No entanto, considerando o que era
previsto para o primeiro semestre de 2017, a queda foi grande. Num
ambiente mais otimista, o AgroGP estimava que os embarques fechariam o
período em 3,05 milhões de toneladas e US$ 6,86 bilhões. Ou seja, uma
diferença de US$ 0,77 bilhão para o valor efetivo, o que o que equivale a
R$ 2,44 bilhões, tomando como base a cotação média do dólar em 2017,
que foi de R$ 3,18, e o valor médio pago pela proteína brasileira.
Começo da queda
Começo da queda
Quando a Operação Carne Fraca foi
deflagrada pela Polícia Federal, em março, a crise foi taxada como
escândalo sanitário, com suspeitas de que havia até papelão na carne
brasileira e outros ingredientes indigestos. O baque foi imediato, com o
fechamento de vários mercados à proteína nacional. Porém, conforme
avançaram as investigações e após a reação do segmento, o que ficou
claro é que falhas de sanidade eram pontuais. O problema foi a
corrupção, com fiscais agropecuários recebendo propina para afrouxar
inspeções.
Com uma forte campanha para contornar o
problema, o Brasil vinha reconquistando a confiança do mercado. Em maio,
porém, explodiu o escândalo das delações de Joesley Batista, um dos
donos da JBS, à Polícia Federal, como parte da Operação Lava Jato e que
colocaram até o presidente Michel Temer no olho do furacão.
Novamente, o país se via às voltas com a
desconfiança de seus principais clientes no exterior, a ponto de os
Estados Unidos terem cancelado, em junho, as importações de carne bovina
brasileira, menos de um ano após a liberação da proteína nacional.
“A suspensão dos EUA afeta mais em termos
de imagem do que em termos monetários, porque eles nunca foram grandes
importadores. Os norte-americanos são referência internacional,
inclusive para Japão, México”, avalia o assessor em Inteligência
Comercial da Confederação da Agricultura e Pecuária do Brasil (CNA),
Pedro Henriques Pereira.
A carne bovina, por sinal, é a que mais
sente o peso dos escândalos. A redução nos embarques foi tamanha que nem
mesmo os preços melhores no cenário internacional foram suficientes
para que o segmento fechasse o primeiro semestre no azul.
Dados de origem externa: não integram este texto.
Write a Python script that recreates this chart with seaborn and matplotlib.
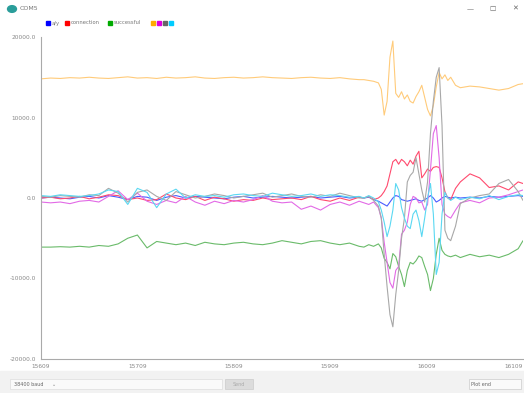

“Há muita especulação, os países importam
nossa carne porque têm necessidade e, em qualquer deslize, usam isso
contra. O alarde é muito maior do que o problema”, pondera o professor
Paulo Rossi, coordenador do Laboratório de Pesquisas em Bovinocultura da
Universidade Federal do Paraná (LapBov). “E o problema maior é o
consumo, com 14 milhões de desempregados. Se nas primeiras semanas do
mês não estamos abatendo boi, imagina no final. O pessoal não está
comendo carne”, acrescenta.
Com tantas bombas explodindo
inesperadamente, mesmo prognósticos mais sóbrios para os próximos meses
parecem arriscados. “O governo tem que assegurar que todas as normas e
critérios estão sendo cumpridos. Por mais que o potencial negativo seja
grande, o Brasil continua produzindo e tem muita carne para exportar. O
preço deve continuar valorizado até o fim do ano”, pontua o assessor da
CNA.
Para Francisco Turra, o mês de junho deu
uma mostra de que o otimismo pode retornar. Segundo o presidente da
ABPA, houve aumento de 6,2% nos embarques de carne de frango na
comparação com o mês anterior. “Hoje, poucos embargos perduram. A maior
parte se refere às 21 plantas que foram suspensas, após determinação do
Ministério da Agricultura brasileiro”, completa.